= Kayakkunn Vishnugudi Temple =

Jain temple in Kerala, India

Vishnugudi Vishnu temple in Wayanad now a national monument

==Notification of Monument Status==
The Archaeological Survey of India (ASI) has issued the final notification to declare the Vishnu temple (Vishnugudi), one of the two ancient monuments at Punchavayal, near Panamaram, in Wayanad as a national monument.

This notification has been issued as per Section 4 of the Ancient Monuments and Archaeological Sites and Remains Act 1958.

A preliminary notification was issued in 2014, regarding any complaint or objection of the public to declaring the ancient monument to be of national importance.

As the ASI is yet to receive any such objection, the authority is issuing the final notification to declare the monument as a protected monument.

A directive has been given to the Superintending Archaeologist, ASI, Thrissur Circle, to adopt necessary steps to preserve the structure and adopt necessary steps for the safety and security of the monument.

The then Union Minister V. Narayanasamy had made an announcement in 2009 (in the Lok Sabha) that the Union government would declare the Vishnu temple as well as the Janardhanagudi (Janardhana temple), two ancient temples at a distance of nearly 700 metre, as national monuments.

==Features==
Nearly 300 carvings on huge stone pillars of the temple have survived the passage of time.

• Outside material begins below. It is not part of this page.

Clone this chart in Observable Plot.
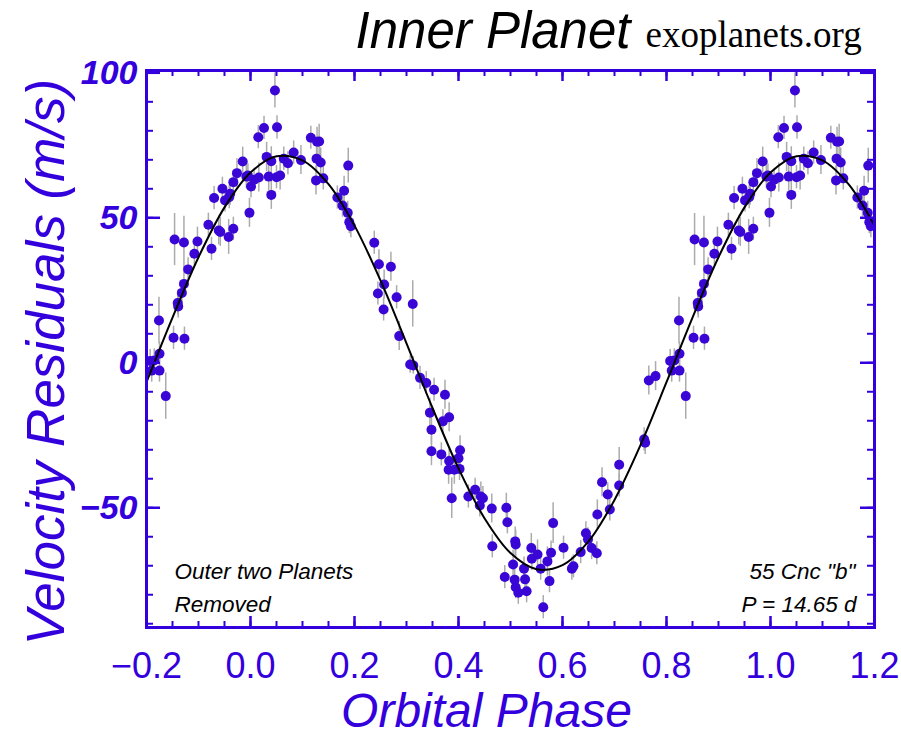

A sculpture of a man fishing, a primitive war scene featuring tuskers, other such war scenes, a stone edict in old Kannada script, figures of Jain deities, and sculptures of the ‘Dashavathara’ still stand.

The intricate and elaborate carvings on the pillars are in a bad state due to long years of neglect.

==Plans For Other Monuments==
Measures are under way to declare the Janardhanagudi also as a national monument.